How does PIN on glass work?
There are 2 main types of PIN on Glass solutions:
- Approved Payment Card Industry PIN Transaction Device (PCI PTS) approved hardware-based point of interaction (POI) devices built on a mobile device platform and using the touch screen for PIN entry.
- Solutions meeting the PCI SSC’s Software-based PIN entry on Commercial Off The Shelf devices standard (SPoC on COTS solutions)
The first solution relies on hardware-based PIN entry and protection, through PCI PTS approval of specific mobile device platforms. The second solution offers software-based PIN entry and protection, on devices that meet the SPoC Standard, for use with any mobile device.

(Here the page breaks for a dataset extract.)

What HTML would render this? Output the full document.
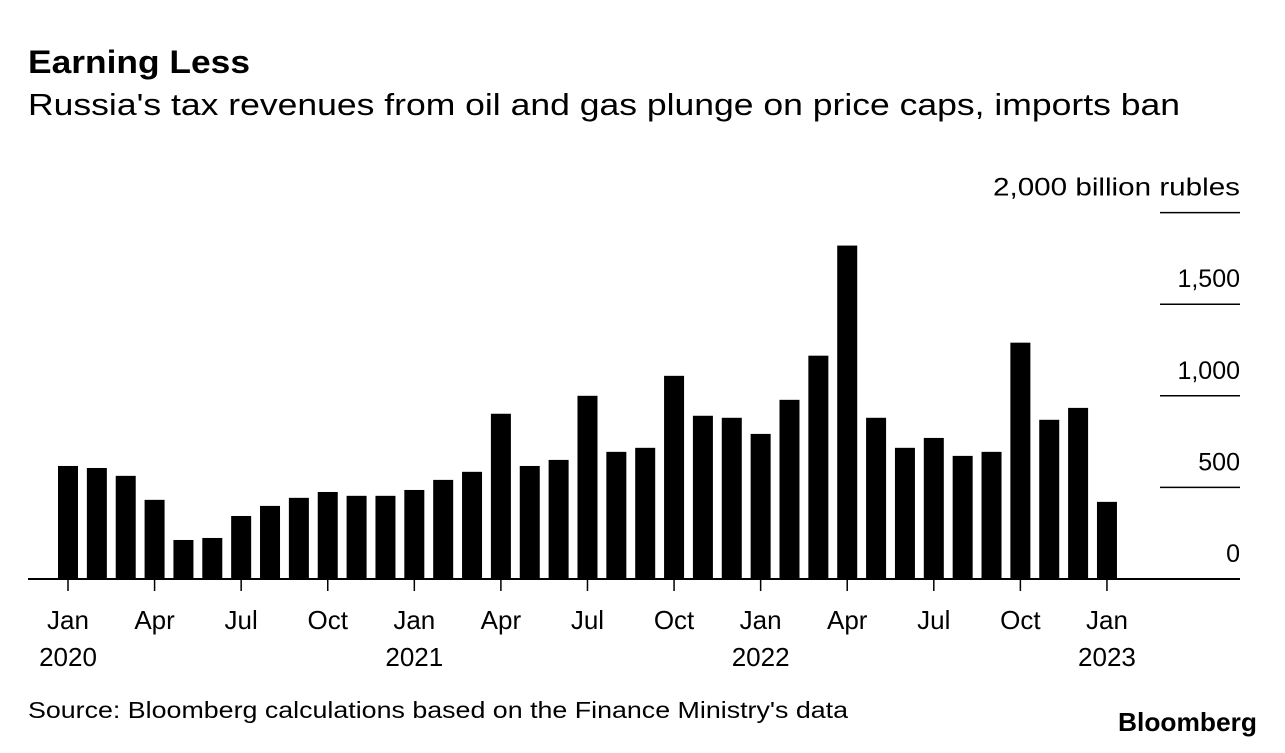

Although PIN on Glass is more secure than authentication methods involving a cardholder’s signature, software-based PIN entry introduces its own security vulnerabilities. COTS devices such as smartphones and tablets are designed to communicate with other devices, meaning they’re more vulnerable to interception. They were also never designed to accept payments.
The PCI standard seeks to address many of these issues using a few core principles. These include isolation of the PIN from the Primary Account Number (PAN) and other cardholder data, ensuring the security and integrity of the PIN entry software application, active monitoring of the software, and requiring a Secure Card Reader for PIN (SCRP) to encrypt and maintain the confidentiality of the account data. Furthermore, PIN on Glass transactions are restricted to EMV contact and contactless transactions.
Software-based solutions are not as secure as hardware-based solutions. Software-based solutions rely on software protection measures, such as white box cryptography and code obfuscation, to mitigate against attacks. However, given enough time, a determined attacker can break this security.
By comparison, hardware-based solutions involving a Trusted User Interface (TUI), provide a much higher level of security. Built into most modern smartphones is a hardware-isolated environment called a Trusted Execution Environment (TEE). For example, Trustonic’s TEE is integrated into 2 billion devices during manufacture. The TEE is designed to keep data and processes secure by separating them from the main operating system.